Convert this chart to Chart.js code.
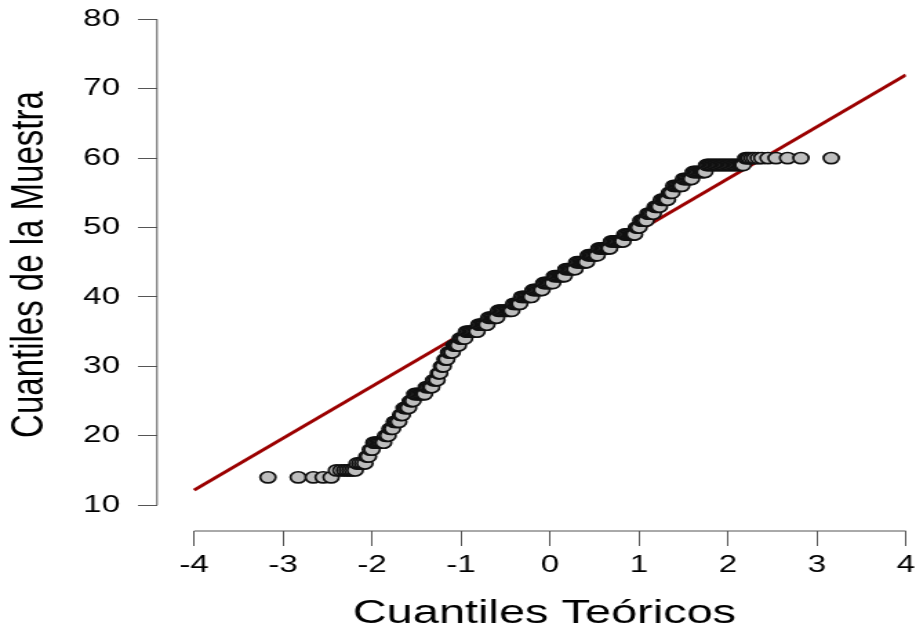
<!DOCTYPE html>
<html>
<head>
<meta charset="utf-8">
<script src="https://cdn.jsdelivr.net/npm/chart.js@4.4.0/dist/chart.umd.min.js"></script>
<style>
  html, body { margin: 0; padding: 0; background: #fff; overflow: hidden; }
  #qq { display: block; }
</style>
</head>
<body>
<canvas id="qq" width="664" height="638" style="width:916px;height:638px"></canvas>
<script>
// sample values (integer levels) and the theoretical quantiles read for each level
const sampleLevels = [14, 15, 16, 17, 18, 19, 20, 21, 22, 23, 24, 25, 26, 27, 28, 29, 30, 31, 32, 33,
  34, 35, 36, 37, 38, 39, 40, 41, 42, 43, 44, 45, 46, 47, 48, 49, 50, 51, 52, 53, 54, 55, 56, 57, 58, 59, 60];
const theoByLevel = [
  [-3.17, -2.83, -2.66, -2.55, -2.46],
  [-2.40, -2.35, -2.31, -2.28, -2.25, -2.22, -2.19],
  [-2.17, -2.14, -2.11, -2.08],
  [-2.06, -2.04],
  [-2.02, -2.00],
  [-1.98, -1.96, -1.94, -1.92, -1.90, -1.88, -1.87],
  [-1.85, -1.83, -1.82],
  [-1.80, -1.78, -1.77],
  [-1.75, -1.73, -1.71, -1.70],
  [-1.68, -1.67, -1.66],
  [-1.64, -1.62, -1.60, -1.59],
  [-1.57, -1.555, -1.54],
  [-1.52, -1.50, -1.48, -1.46, -1.44, -1.42, -1.41],
  [-1.39, -1.37, -1.35, -1.33],
  [-1.31, -1.29, -1.27],
  [-1.255, -1.24],
  [-1.22, -1.21, -1.20],
  [-1.18, -1.17, -1.16],
  [-1.14, -1.12, -1.10],
  [-1.08, -1.065, -1.05, -1.03],
  [-1.01, -0.995, -0.98, -0.96],
  [-0.94, -0.92, -0.90, -0.88, -0.86, -0.84, -0.82],
  [-0.80, -0.78, -0.76, -0.74, -0.72, -0.71],
  [-0.69, -0.67, -0.65, -0.63, -0.615, -0.60],
  [-0.58, -0.56, -0.54, -0.52, -0.50, -0.48, -0.46, -0.445, -0.43],
  [-0.41, -0.39, -0.37, -0.355, -0.34],
  [-0.32, -0.30, -0.28, -0.26, -0.24, -0.225, -0.21],
  [-0.19, -0.17, -0.15, -0.13, -0.11, -0.09],
  [-0.07, -0.05, -0.03, -0.01, 0.01, 0.03],
  [0.05, 0.07, 0.09, 0.11, 0.13, 0.145, 0.16],
  [0.18, 0.20, 0.22, 0.24, 0.26, 0.28],
  [0.30, 0.32, 0.34, 0.36, 0.38, 0.395, 0.41],
  [0.43, 0.45, 0.47, 0.49, 0.51, 0.53],
  [0.55, 0.57, 0.59, 0.61, 0.63, 0.65, 0.67],
  [0.69, 0.71, 0.73, 0.75, 0.77, 0.79, 0.805, 0.82],
  [0.84, 0.86, 0.88, 0.90, 0.92, 0.935, 0.95],
  [0.97, 0.985, 1.00],
  [1.02, 1.04, 1.06, 1.08],
  [1.10, 1.12, 1.14, 1.16],
  [1.18, 1.195, 1.21, 1.23],
  [1.25, 1.27, 1.29, 1.305, 1.32],
  [1.34, 1.355, 1.37],
  [1.39, 1.41, 1.43, 1.45, 1.465, 1.48],
  [1.50, 1.52, 1.54, 1.56, 1.575, 1.59],
  [1.61, 1.63, 1.65, 1.67, 1.69, 1.71, 1.725, 1.74],
  [1.76, 1.78, 1.80, 1.82, 1.84, 1.86, 1.88, 1.90, 1.92, 1.94, 1.96, 1.98, 2.00, 2.02, 2.04,
   2.06, 2.08, 2.10, 2.12, 2.14, 2.155, 2.17],
  [2.20, 2.22, 2.24, 2.27, 2.30, 2.34, 2.38, 2.45, 2.54, 2.67, 2.82, 3.16]
];

// reference line (qqline) end points
const lineX = [-4, 4];
const lineY = [12.15, 72.0];

const xTicks = [-4, -3, -2, -1, 0, 1, 2, 3, 4];
const yTicks = [10, 20, 30, 40, 50, 60, 70, 80];

const qqPoints = [];
sampleLevels.forEach((lvl, i) => {
  theoByLevel[i].forEach(q => qqPoints.push({ x: q, y: lvl }));
});
const linePoints = lineX.map((v, i) => ({ x: v, y: lineY[i] }));

const FONT = "'Liberation Sans', Arial, Helvetica, sans-serif";

// R style detached axis lines, spanning first to last tick only
const rAxes = {
  id: 'rAxes',
  afterDraw(chart) {
    const { ctx, chartArea, scales } = chart;
    const x = scales.x, y = scales.y;
    ctx.save();
    ctx.strokeStyle = '#555';
    ctx.lineWidth = 1;
    ctx.beginPath();
    ctx.moveTo(chartArea.left, y.getPixelForValue(yTicks[0]));
    ctx.lineTo(chartArea.left, y.getPixelForValue(yTicks[yTicks.length - 1]));
    ctx.moveTo(x.getPixelForValue(xTicks[0]), chartArea.bottom);
    ctx.lineTo(x.getPixelForValue(xTicks[xTicks.length - 1]), chartArea.bottom);
    ctx.stroke();
    ctx.restore();
  }
};

new Chart(document.getElementById('qq').getContext('2d'), {
  type: 'scatter',
  data: {
    datasets: [{
      label: 'muestra',
      data: qqPoints,
      pointRadius: 5.6,
      pointHoverRadius: 5.6,
      pointBackgroundColor: '#bebebe',
      pointBorderColor: '#111',
      pointBorderWidth: 1.7
    }, {
      label: 'qqline',
      data: linePoints,
      showLine: true,
      pointRadius: 0,
      borderColor: '#9b0000',
      borderWidth: 3
    }]
  },
  options: {
    responsive: false,
    animation: false,
    devicePixelRatio: 1,
    layout: { padding: 0 },
    plugins: { legend: { display: false }, tooltip: { enabled: false } },
    scales: {
      x: {
        type: 'linear',
        position: 'bottom',
        min: -4.417,
        max: 4.0,
        afterBuildTicks: s => { s.ticks = xTicks.map(v => ({ value: v })); },
        afterFit: s => { s.height = 107; s.paddingLeft = 0; s.paddingRight = 0; },
        ticks: { font: { family: FONT, size: 24 }, color: '#000', padding: 5, maxRotation: 0, autoSkip: false },
        grid: { drawOnChartArea: false, drawTicks: true, tickLength: 15, color: '#555', lineWidth: 1 },
        border: { display: false },
        title: { display: true, text: '  Cuantiles Teóricos', color: '#000',
                 font: { family: FONT, size: 34 }, padding: { top: 0, bottom: 4 } }
      },
      y: {
        type: 'linear',
        position: 'left',
        min: 6.27,
        max: 81.73,
        afterBuildTicks: s => { s.ticks = yTicks.map(v => ({ value: v })); },
        afterFit: s => { s.width = 113.8; s.paddingTop = 0; s.paddingBottom = 0; },
        ticks: { font: { family: FONT, size: 24 }, color: '#000', padding: 13, autoSkip: false },
        grid: { drawOnChartArea: false, drawTicks: true, tickLength: 13.8, color: '#555', lineWidth: 1 },
        border: { display: false },
        title: { display: true, text: ' Cuantiles de la Muestra', color: '#000',
                 font: { family: FONT, size: 33 }, padding: { top: 2, bottom: 0 } }
      }
    }
  },
  plugins: [rAxes]
});
</script>
</body>
</html>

> Stated goal
Make an exact copy of the whole listing, but don't bring over any pictures.

> Task answer
Convert this chart to Chart.js code.
<!DOCTYPE html>
<html>
<head>
<meta charset="utf-8">
<script src="https://cdn.jsdelivr.net/npm/chart.js@4.4.0/dist/chart.umd.min.js"></script>
<style>
  html, body { margin: 0; padding: 0; background: #fff; overflow: hidden; }
  #qq { display: block; }
</style>
</head>
<body>
<canvas id="qq" width="664" height="638" style="width:916px;height:638px"></canvas>
<script>
// sample values (integer levels) and the theoretical quantiles read for each level
const sampleLevels = [14, 15, 16, 17, 18, 19, 20, 21, 22, 23, 24, 25, 26, 27, 28, 29, 30, 31, 32, 33,
  34, 35, 36, 37, 38, 39, 40, 41, 42, 43, 44, 45, 46, 47, 48, 49, 50, 51, 52, 53, 54, 55, 56, 57, 58, 59, 60];
const theoByLevel = [
  [-3.17, -2.83, -2.66, -2.55, -2.46],
  [-2.40, -2.35, -2.31, -2.28, -2.25, -2.22, -2.19],
  [-2.17, -2.14, -2.11, -2.08],
  [-2.06, -2.04],
  [-2.02, -2.00],
  [-1.98, -1.96, -1.94, -1.92, -1.90, -1.88, -1.87],
  [-1.85, -1.83, -1.82],
  [-1.80, -1.78, -1.77],
  [-1.75, -1.73, -1.71, -1.70],
  [-1.68, -1.67, -1.66],
  [-1.64, -1.62, -1.60, -1.59],
  [-1.57, -1.555, -1.54],
  [-1.52, -1.50, -1.48, -1.46, -1.44, -1.42, -1.41],
  [-1.39, -1.37, -1.35, -1.33],
  [-1.31, -1.29, -1.27],
  [-1.255, -1.24],
  [-1.22, -1.21, -1.20],
  [-1.18, -1.17, -1.16],
  [-1.14, -1.12, -1.10],
  [-1.08, -1.065, -1.05, -1.03],
  [-1.01, -0.995, -0.98, -0.96],
  [-0.94, -0.92, -0.90, -0.88, -0.86, -0.84, -0.82],
  [-0.80, -0.78, -0.76, -0.74, -0.72, -0.71],
  [-0.69, -0.67, -0.65, -0.63, -0.615, -0.60],
  [-0.58, -0.56, -0.54, -0.52, -0.50, -0.48, -0.46, -0.445, -0.43],
  [-0.41, -0.39, -0.37, -0.355, -0.34],
  [-0.32, -0.30, -0.28, -0.26, -0.24, -0.225, -0.21],
  [-0.19, -0.17, -0.15, -0.13, -0.11, -0.09],
  [-0.07, -0.05, -0.03, -0.01, 0.01, 0.03],
  [0.05, 0.07, 0.09, 0.11, 0.13, 0.145, 0.16],
  [0.18, 0.20, 0.22, 0.24, 0.26, 0.28],
  [0.30, 0.32, 0.34, 0.36, 0.38, 0.395, 0.41],
  [0.43, 0.45, 0.47, 0.49, 0.51, 0.53],
  [0.55, 0.57, 0.59, 0.61, 0.63, 0.65, 0.67],
  [0.69, 0.71, 0.73, 0.75, 0.77, 0.79, 0.805, 0.82],
  [0.84, 0.86, 0.88, 0.90, 0.92, 0.935, 0.95],
  [0.97, 0.985, 1.00],
  [1.02, 1.04, 1.06, 1.08],
  [1.10, 1.12, 1.14, 1.16],
  [1.18, 1.195, 1.21, 1.23],
  [1.25, 1.27, 1.29, 1.305, 1.32],
  [1.34, 1.355, 1.37],
  [1.39, 1.41, 1.43, 1.45, 1.465, 1.48],
  [1.50, 1.52, 1.54, 1.56, 1.575, 1.59],
  [1.61, 1.63, 1.65, 1.67, 1.69, 1.71, 1.725, 1.74],
  [1.76, 1.78, 1.80, 1.82, 1.84, 1.86, 1.88, 1.90, 1.92, 1.94, 1.96, 1.98, 2.00, 2.02, 2.04,
   2.06, 2.08, 2.10, 2.12, 2.14, 2.155, 2.17],
  [2.20, 2.22, 2.24, 2.27, 2.30, 2.34, 2.38, 2.45, 2.54, 2.67, 2.82, 3.16]
];

// reference line (qqline) end points
const lineX = [-4, 4];
const lineY = [12.15, 72.0];

const xTicks = [-4, -3, -2, -1, 0, 1, 2, 3, 4];
const yTicks = [10, 20, 30, 40, 50, 60, 70, 80];

const qqPoints = [];
sampleLevels.forEach((lvl, i) => {
  theoByLevel[i].forEach(q => qqPoints.push({ x: q, y: lvl }));
});
const linePoints = lineX.map((v, i) => ({ x: v, y: lineY[i] }));

const FONT = "'Liberation Sans', Arial, Helvetica, sans-serif";

// R style detached axis lines, spanning first to last tick only
const rAxes = {
  id: 'rAxes',
  afterDraw(chart) {
    const { ctx, chartArea, scales } = chart;
    const x = scales.x, y = scales.y;
    ctx.save();
    ctx.strokeStyle = '#555';
    ctx.lineWidth = 1;
    ctx.beginPath();
    ctx.moveTo(chartArea.left, y.getPixelForValue(yTicks[0]));
    ctx.lineTo(chartArea.left, y.getPixelForValue(yTicks[yTicks.length - 1]));
    ctx.moveTo(x.getPixelForValue(xTicks[0]), chartArea.bottom);
    ctx.lineTo(x.getPixelForValue(xTicks[xTicks.length - 1]), chartArea.bottom);
    ctx.stroke();
    ctx.restore();
  }
};

new Chart(document.getElementById('qq').getContext('2d'), {
  type: 'scatter',
  data: {
    datasets: [{
      label: 'muestra',
      data: qqPoints,
      pointRadius: 5.6,
      pointHoverRadius: 5.6,
      pointBackgroundColor: '#bebebe',
      pointBorderColor: '#111',
      pointBorderWidth: 1.7
    }, {
      label: 'qqline',
      data: linePoints,
      showLine: true,
      pointRadius: 0,
      borderColor: '#9b0000',
      borderWidth: 3
    }]
  },
  options: {
    responsive: false,
    animation: false,
    devicePixelRatio: 1,
    layout: { padding: 0 },
    plugins: { legend: { display: false }, tooltip: { enabled: false } },
    scales: {
      x: {
        type: 'linear',
        position: 'bottom',
        min: -4.417,
        max: 4.0,
        afterBuildTicks: s => { s.ticks = xTicks.map(v => ({ value: v })); },
        afterFit: s => { s.height = 107; s.paddingLeft = 0; s.paddingRight = 0; },
        ticks: { font: { family: FONT, size: 24 }, color: '#000', padding: 5, maxRotation: 0, autoSkip: false },
        grid: { drawOnChartArea: false, drawTicks: true, tickLength: 15, color: '#555', lineWidth: 1 },
        border: { display: false },
        title: { display: true, text: '  Cuantiles Teóricos', color: '#000',
                 font: { family: FONT, size: 34 }, padding: { top: 0, bottom: 4 } }
      },
      y: {
        type: 'linear',
        position: 'left',
        min: 6.27,
        max: 81.73,
        afterBuildTicks: s => { s.ticks = yTicks.map(v => ({ value: v })); },
        afterFit: s => { s.width = 113.8; s.paddingTop = 0; s.paddingBottom = 0; },
        ticks: { font: { family: FONT, size: 24 }, color: '#000', padding: 13, autoSkip: false },
        grid: { drawOnChartArea: false, drawTicks: true, tickLength: 13.8, color: '#555', lineWidth: 1 },
        border: { display: false },
        title: { display: true, text: ' Cuantiles de la Muestra', color: '#000',
                 font: { family: FONT, size: 33 }, padding: { top: 2, bottom: 0 } }
      }
    }
  },
  plugins: [rAxes]
});
</script>
</body>
</html>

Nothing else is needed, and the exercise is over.